Give back exactly the lines from the beginning of the listing below to the line holding "years = [2015, 2030, 2050]", both ends included; the pictures stay out.

# Start of RAW DATA

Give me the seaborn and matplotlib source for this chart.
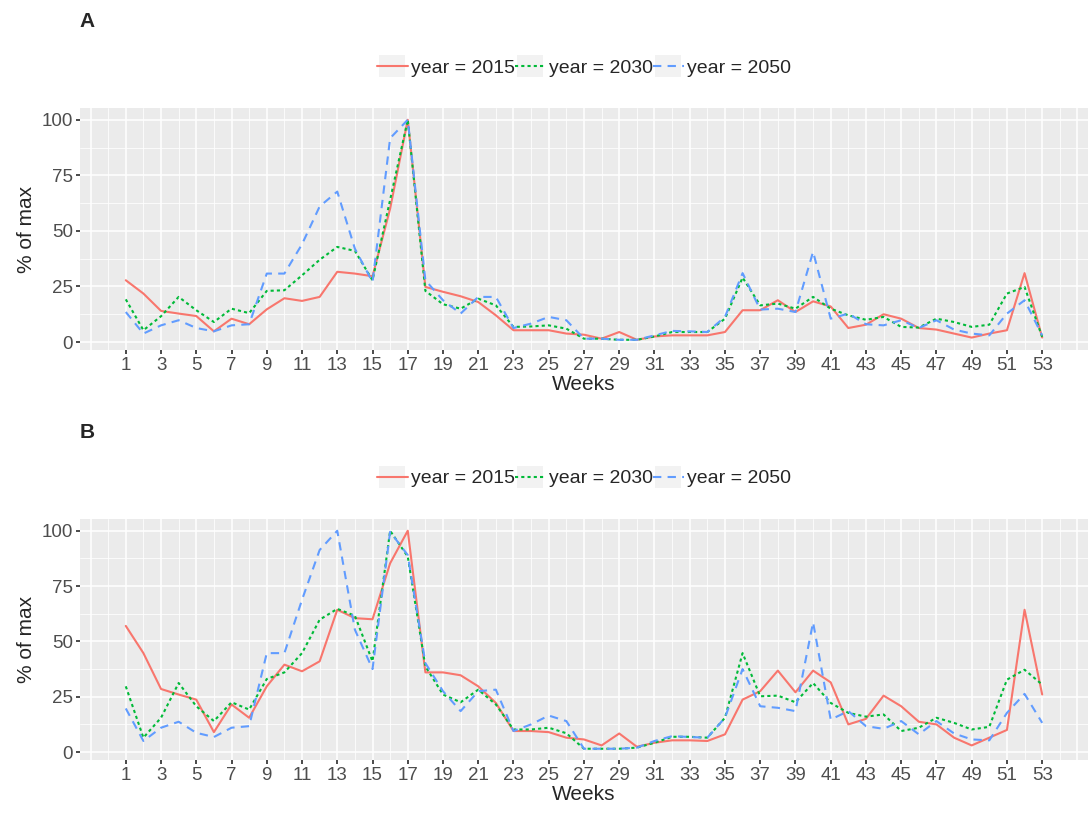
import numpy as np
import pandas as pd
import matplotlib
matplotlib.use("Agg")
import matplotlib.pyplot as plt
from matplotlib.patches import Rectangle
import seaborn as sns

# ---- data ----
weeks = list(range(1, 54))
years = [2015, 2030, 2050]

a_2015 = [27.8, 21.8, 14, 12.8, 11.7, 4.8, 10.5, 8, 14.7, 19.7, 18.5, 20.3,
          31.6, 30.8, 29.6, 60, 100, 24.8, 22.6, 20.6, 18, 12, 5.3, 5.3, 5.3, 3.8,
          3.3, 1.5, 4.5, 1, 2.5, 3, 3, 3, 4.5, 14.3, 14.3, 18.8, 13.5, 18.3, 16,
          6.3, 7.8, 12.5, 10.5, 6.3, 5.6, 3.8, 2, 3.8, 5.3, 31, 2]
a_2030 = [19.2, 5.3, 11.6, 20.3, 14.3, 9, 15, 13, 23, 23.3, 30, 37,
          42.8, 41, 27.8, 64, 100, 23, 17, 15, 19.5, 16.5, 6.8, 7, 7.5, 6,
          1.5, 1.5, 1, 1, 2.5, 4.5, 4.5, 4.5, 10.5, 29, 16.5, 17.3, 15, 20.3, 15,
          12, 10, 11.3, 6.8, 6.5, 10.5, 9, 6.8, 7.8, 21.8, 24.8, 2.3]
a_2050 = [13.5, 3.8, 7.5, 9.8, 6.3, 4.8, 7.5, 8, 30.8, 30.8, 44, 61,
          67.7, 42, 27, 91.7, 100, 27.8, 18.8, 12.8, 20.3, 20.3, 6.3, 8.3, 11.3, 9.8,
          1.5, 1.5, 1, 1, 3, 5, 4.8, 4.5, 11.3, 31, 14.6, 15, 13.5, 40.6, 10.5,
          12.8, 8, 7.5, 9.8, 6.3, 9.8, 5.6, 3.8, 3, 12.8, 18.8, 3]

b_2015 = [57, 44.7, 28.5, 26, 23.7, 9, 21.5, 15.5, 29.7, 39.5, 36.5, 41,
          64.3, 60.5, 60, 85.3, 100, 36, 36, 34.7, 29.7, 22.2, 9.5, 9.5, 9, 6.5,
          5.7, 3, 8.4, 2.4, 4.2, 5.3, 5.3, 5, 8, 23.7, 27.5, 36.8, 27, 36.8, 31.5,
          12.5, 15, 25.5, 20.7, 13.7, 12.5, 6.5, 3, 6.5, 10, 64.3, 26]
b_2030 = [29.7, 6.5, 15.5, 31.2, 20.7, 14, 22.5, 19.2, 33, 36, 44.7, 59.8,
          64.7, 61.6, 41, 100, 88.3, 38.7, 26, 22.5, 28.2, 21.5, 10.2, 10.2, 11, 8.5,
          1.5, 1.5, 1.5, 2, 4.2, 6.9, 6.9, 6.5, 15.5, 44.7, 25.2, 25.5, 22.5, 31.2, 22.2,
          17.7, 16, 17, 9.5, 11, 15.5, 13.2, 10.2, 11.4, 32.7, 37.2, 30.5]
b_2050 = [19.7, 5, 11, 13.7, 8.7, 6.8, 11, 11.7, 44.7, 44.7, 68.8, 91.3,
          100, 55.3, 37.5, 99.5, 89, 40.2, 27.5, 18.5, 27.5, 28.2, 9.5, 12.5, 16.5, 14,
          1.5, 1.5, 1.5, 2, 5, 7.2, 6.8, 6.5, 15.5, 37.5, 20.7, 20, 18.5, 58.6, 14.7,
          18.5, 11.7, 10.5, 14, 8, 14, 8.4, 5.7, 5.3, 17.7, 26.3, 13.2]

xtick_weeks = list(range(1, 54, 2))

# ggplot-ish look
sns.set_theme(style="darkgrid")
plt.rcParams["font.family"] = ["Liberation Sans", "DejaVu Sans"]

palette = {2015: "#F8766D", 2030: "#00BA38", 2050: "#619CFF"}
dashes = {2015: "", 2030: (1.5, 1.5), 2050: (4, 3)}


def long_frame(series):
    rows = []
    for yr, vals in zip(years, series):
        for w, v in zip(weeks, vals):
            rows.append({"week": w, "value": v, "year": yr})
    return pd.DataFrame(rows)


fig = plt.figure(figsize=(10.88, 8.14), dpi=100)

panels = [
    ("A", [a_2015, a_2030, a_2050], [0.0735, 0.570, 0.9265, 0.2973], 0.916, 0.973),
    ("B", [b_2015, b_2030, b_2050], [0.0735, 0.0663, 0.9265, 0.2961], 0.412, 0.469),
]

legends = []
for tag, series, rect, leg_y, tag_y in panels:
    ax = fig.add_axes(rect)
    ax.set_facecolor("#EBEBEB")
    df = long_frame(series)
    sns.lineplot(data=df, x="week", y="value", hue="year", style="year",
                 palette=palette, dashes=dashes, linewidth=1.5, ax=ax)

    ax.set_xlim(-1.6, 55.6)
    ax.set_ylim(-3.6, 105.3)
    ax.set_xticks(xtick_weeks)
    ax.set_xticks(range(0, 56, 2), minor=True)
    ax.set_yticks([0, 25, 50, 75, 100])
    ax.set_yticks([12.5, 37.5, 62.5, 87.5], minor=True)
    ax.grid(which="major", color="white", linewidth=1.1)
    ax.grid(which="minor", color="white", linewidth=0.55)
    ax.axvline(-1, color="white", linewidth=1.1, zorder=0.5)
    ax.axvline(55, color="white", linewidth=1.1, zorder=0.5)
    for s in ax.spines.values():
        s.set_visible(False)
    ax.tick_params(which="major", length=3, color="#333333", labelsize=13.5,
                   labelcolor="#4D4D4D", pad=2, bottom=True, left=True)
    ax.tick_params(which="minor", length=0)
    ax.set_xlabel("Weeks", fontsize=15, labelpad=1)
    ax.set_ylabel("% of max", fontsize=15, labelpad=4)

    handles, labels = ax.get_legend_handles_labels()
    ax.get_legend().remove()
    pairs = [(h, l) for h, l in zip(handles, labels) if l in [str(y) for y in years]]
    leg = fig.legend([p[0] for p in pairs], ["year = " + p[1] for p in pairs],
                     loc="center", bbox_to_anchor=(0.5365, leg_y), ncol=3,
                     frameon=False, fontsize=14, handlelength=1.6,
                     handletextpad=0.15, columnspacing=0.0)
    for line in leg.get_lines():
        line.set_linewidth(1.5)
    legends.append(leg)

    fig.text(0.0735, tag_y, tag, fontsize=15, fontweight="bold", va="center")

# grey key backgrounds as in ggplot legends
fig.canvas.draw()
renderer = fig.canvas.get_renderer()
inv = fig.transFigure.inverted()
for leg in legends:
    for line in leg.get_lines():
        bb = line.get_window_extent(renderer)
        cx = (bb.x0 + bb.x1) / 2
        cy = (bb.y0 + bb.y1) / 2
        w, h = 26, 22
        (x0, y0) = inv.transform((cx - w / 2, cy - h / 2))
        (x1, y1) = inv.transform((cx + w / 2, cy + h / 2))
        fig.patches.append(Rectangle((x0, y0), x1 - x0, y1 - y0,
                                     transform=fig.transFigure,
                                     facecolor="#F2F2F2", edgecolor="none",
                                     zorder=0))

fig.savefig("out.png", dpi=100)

# End of RAW DATA

FINISHED ANSWER:
Give me the seaborn and matplotlib source for this chart.
import numpy as np
import pandas as pd
import matplotlib
matplotlib.use("Agg")
import matplotlib.pyplot as plt
from matplotlib.patches import Rectangle
import seaborn as sns

# ---- data ----
weeks = list(range(1, 54))
years = [2015, 2030, 2050]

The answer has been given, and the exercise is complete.